Consider the following passages in chapter three, shortly after Porius & Rhun have encountered the emperor's wacky (was he playacting?) and wackily attired counselor, Merlinus Ambrosius (a.k.a., Myrddin's Wyllt or Emrys), and Porius reflects on their meeting:
"There was nothing mystical, far less spiritual, in what he experienced as he thus came near to this squid-consciousness. 'I must squeeze the life out of him,' he said to himself, 'while I drain his thoughts.'"
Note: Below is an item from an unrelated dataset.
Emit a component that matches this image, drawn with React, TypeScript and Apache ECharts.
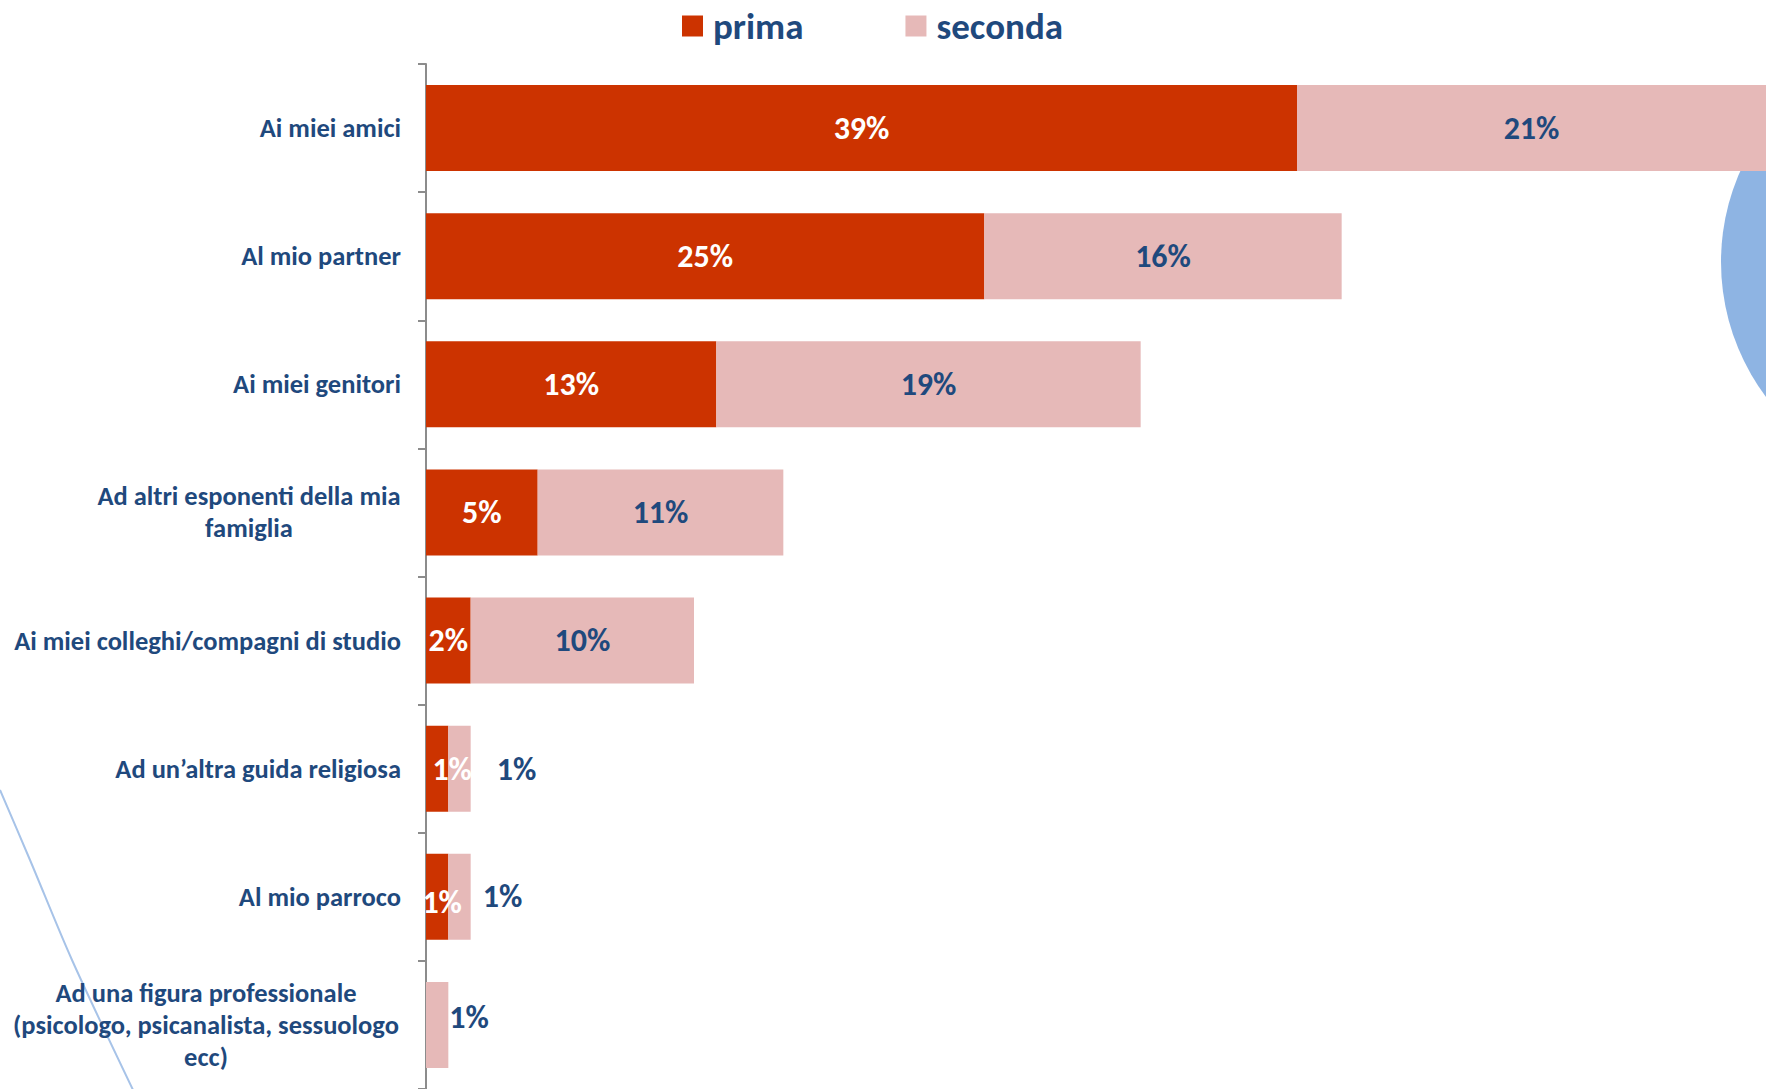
import React, { useEffect, useRef } from "react";
import * as echarts from "echarts";

const categories = [
  "Ai miei amici",
  "Al mio partner",
  "Ai miei genitori",
  "Ad altri esponenti della mia\nfamiglia",
  "Ai miei colleghi/compagni di studio",
  "Ad un’altra guida religiosa",
  "Al mio parroco",
  "Ad una figura professionale\n(psicologo, psicanalista, sessuologo\necc)",
];
const prima = [39, 25, 13, 5, 2, 1, 1, 0];
const seconda = [21, 16, 19, 11, 10, 1, 1, 1];
const seriesNames = ["prima", "seconda"];

const NAVY = "#1F497D";
const RED = "#CC3300";
const PINK = "#E6B9B8";
const FONT = "Carlito, Calibri, Lato, sans-serif";

export default function App() {
  const ref = useRef<HTMLDivElement>(null);
  useEffect(() => {
    if (!ref.current) return;
    const chart = echarts.init(ref.current, undefined, { renderer: "svg" });

    const primaData = prima.map((v, i) => {
      const item: any = { value: v };
      if (v === 0) item.label = { show: false };
      if (i === 5) item.label = { offset: [15, 1] };
      if (i === 6) item.label = { offset: [5, 6] };
      return item;
    });
    const secondaData = seconda.map((v, i) => {
      const item: any = { value: v };
      if (i === 5) item.label = { position: "right", distance: 26, offset: [0, 1] };
      if (i === 6) item.label = { position: "right", distance: 12 };
      if (i === 7) item.label = { position: "right", distance: 1, offset: [0, -7] };
      return item;
    });

    const labelFont = { fontFamily: FONT, fontWeight: "bold" as const, fontSize: 26.5, color: NAVY, lineHeight: 32 };

    chart.setOption({
      animation: false,
      backgroundColor: "#ffffff",
      graphic: [
        {
          type: "circle",
          z: 0,
          shape: { cx: 1946, cy: 262, r: 225 },
          style: { fill: "#8EB4E3" },
        },
        {
          type: "polyline",
          z: 0,
          shape: { points: [[0, 790], [30, 860], [72, 960], [134, 1092]], smooth: 0.3 },
          style: { stroke: "#A7C3E8", lineWidth: 2, fill: null },
        },
      ],
      legend: {
        data: seriesNames,
        left: 677,
        top: 1,
        icon: "rect",
        itemWidth: 21,
        itemHeight: 21,
        itemGap: 102,
        textStyle: {
          fontFamily: FONT,
          fontWeight: "bold",
          fontSize: 37,
          lineHeight: 40,
          color: NAVY,
          padding: [0, 0, 0, 5],
        },
      },
      grid: { left: 426, top: 64, width: 1342, height: 1028, containLabel: false },
      xAxis: { type: "value", min: 0, max: 60, show: false },
      yAxis: {
        type: "category",
        data: categories,
        inverse: true,
        axisLine: { show: true, lineStyle: { color: "#8C8C8C", width: 2 } },
        axisTick: { show: true, length: 8, lineStyle: { color: "#8C8C8C", width: 2 } },
        axisLabel: {
          margin: 25,
          ...labelFont,
          formatter: (v: string) => {
            if (v.indexOf("\n") < 0) return v;
            const key = v.startsWith("Ad altri") ? "a" : "b";
            return v
              .split("\n")
              .map((l) => `{${key}|${l}}`)
              .join("\n");
          },
          rich: {
            a: { ...labelFont, width: 304, align: "center" },
            b: { ...labelFont, width: 390, align: "center" },
          },
        },
      },
      series: [
        {
          name: "prima",
          type: "bar",
          stack: "tot",
          barWidth: 86,
          itemStyle: { color: RED },
          label: {
            show: true,
            position: "inside",
            formatter: "{c}%",
            fontFamily: FONT,
            fontWeight: "bold",
            fontSize: 32,
            color: "#ffffff",
          },
          data: primaData,
        },
        {
          name: "seconda",
          type: "bar",
          stack: "tot",
          barWidth: 86,
          itemStyle: { color: PINK },
          label: {
            show: true,
            position: "inside",
            formatter: "{c}%",
            fontFamily: FONT,
            fontWeight: "bold",
            fontSize: 32,
            color: NAVY,
          },
          data: secondaData,
        },
      ],
    });
    return () => chart.dispose();
  }, []);
  return (
    <div
      ref={ref}
      style={{ position: "fixed", left: 0, top: 0, width: 1766, height: 1089, background: "#fff" }}
    />
  );
}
And now, keeping in mind that Merlinus was the origination of that pungent "stinkhorn fungus smell," watch how Porius even employs the sense of smell to absorb Merlinus' consciousness:
"What proved to him {to Porius} that there was no sorcery about it was the fact that all the time he was feeling it he was perfectly aware of a wafture {all boldness in post mine; I love that word and Powys uses it a lot} of ground-ivy fragrance from under his feet and a lingering whiff of delicious pungency from some bed of water-mint on which he must have trodden as they came up from the river. The impressions of multiplicity for which he became a medium at this moment were as far-flung and telescopic as they were concentrated and microscopic."
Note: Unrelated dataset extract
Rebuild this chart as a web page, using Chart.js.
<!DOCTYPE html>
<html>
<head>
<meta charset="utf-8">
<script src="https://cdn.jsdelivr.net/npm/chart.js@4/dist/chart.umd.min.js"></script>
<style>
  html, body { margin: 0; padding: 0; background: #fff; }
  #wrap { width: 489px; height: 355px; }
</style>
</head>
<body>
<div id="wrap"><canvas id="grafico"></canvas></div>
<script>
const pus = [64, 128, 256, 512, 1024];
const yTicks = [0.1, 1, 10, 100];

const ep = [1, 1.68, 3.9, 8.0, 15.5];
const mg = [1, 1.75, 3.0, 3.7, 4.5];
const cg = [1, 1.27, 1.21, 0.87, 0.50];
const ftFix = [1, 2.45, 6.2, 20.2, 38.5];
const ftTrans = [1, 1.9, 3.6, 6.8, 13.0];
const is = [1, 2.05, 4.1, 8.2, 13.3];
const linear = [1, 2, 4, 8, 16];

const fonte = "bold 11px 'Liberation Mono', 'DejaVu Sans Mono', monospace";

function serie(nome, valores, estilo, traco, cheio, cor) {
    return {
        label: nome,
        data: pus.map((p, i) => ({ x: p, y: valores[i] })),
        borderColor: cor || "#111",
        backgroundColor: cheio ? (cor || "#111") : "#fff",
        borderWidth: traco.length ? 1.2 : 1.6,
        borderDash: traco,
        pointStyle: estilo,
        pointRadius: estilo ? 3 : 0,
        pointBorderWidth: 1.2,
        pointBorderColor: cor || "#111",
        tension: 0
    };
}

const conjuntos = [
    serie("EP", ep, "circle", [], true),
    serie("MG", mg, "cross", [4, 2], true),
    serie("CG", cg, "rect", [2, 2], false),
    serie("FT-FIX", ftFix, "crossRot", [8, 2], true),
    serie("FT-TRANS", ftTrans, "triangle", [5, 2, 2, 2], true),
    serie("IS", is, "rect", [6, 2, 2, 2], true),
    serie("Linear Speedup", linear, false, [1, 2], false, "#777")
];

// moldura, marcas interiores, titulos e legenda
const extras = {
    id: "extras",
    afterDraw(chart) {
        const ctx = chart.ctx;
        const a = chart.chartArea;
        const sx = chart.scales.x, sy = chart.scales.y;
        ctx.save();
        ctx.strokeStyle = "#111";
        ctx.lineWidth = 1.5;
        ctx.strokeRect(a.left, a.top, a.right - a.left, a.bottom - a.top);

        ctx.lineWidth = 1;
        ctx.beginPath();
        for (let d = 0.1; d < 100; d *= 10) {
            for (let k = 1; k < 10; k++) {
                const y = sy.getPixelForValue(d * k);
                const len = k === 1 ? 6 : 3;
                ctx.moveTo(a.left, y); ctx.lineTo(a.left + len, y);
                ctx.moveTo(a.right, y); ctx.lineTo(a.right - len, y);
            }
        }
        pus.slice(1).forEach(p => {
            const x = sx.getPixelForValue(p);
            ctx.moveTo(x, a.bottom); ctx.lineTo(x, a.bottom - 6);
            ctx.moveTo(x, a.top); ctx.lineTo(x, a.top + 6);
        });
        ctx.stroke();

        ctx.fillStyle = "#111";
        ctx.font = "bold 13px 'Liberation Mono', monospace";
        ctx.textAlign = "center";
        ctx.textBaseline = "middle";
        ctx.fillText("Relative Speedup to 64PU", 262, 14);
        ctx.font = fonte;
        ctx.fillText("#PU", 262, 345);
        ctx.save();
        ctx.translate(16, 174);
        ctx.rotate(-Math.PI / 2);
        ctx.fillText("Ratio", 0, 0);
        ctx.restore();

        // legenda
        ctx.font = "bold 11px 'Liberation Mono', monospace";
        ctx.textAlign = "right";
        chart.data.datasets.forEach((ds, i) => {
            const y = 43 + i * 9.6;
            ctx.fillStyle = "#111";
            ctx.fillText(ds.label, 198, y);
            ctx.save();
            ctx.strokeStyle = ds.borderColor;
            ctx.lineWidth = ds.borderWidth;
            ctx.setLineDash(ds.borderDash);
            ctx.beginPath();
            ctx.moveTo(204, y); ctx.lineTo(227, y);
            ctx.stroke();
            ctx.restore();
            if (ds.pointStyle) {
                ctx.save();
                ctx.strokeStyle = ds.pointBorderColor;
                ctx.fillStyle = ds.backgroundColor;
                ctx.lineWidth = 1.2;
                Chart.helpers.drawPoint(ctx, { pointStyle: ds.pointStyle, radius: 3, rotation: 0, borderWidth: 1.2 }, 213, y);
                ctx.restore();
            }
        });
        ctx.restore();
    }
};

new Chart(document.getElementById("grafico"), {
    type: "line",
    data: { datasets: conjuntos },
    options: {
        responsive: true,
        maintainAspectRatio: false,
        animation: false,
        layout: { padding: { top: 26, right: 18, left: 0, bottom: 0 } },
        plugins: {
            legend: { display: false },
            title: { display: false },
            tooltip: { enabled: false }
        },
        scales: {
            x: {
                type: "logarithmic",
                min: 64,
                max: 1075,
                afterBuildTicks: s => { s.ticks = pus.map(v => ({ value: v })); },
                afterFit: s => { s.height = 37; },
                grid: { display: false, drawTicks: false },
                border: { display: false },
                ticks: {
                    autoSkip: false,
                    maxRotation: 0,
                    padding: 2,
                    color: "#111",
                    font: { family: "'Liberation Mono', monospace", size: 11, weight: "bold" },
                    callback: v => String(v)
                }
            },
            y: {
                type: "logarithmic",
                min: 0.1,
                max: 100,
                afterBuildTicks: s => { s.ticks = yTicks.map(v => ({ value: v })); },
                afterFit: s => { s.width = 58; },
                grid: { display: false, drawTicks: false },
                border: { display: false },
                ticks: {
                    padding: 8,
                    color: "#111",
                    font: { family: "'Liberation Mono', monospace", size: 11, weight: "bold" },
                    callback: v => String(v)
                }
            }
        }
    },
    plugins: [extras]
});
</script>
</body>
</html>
We're overly familiar with the idea of collective consciousness, I'm sure, but Porius seems to literally collect consciousnesses, and add them to his own: a hybrid mind comprised of many minds. And it's never in a psychotically-Sybil, Dissociative Identity Disorder sort of manner his mind melds with other consciousnesses; but definitely more in a "metempsychosis" manner (if we recall the word from our study of Ulysses & Infinite Jest) that his mind's sight and awareness exponentially enlarges, flourishes:
"He grew aware of vast continents and countries and cities. He grew aware of the unrolling of world-shaking events; of famines and plagues, of battles and migrations, of the births and deaths of whole civilizations."
Porius describes his dawning awareness of his many-minded, epic-scale consciousness in the following awesome paragraph:
"The human frame he held became an organism whose conscious recession into its primordial beginnings extended far beyond the prophet's temporary existence. It was as if what held, and what he could so easily have crushed, became a multiple entity composed of many separate lives, the lives of beasts and birds and reptiles and plants and trees, and even rocks and stones!"
Echoes of Emerson & Whitman there too.
Porius: A novel about consciousness indeed! And yet about so much more ... (and I'm only one-tenth of the way done! Woo hoo!
Reading the book, for me (feel free to insert the Twilight Zone theme music here) feels like participating in some sacred ritual from some forgotten religion I can vaguely recall but can't quite remember.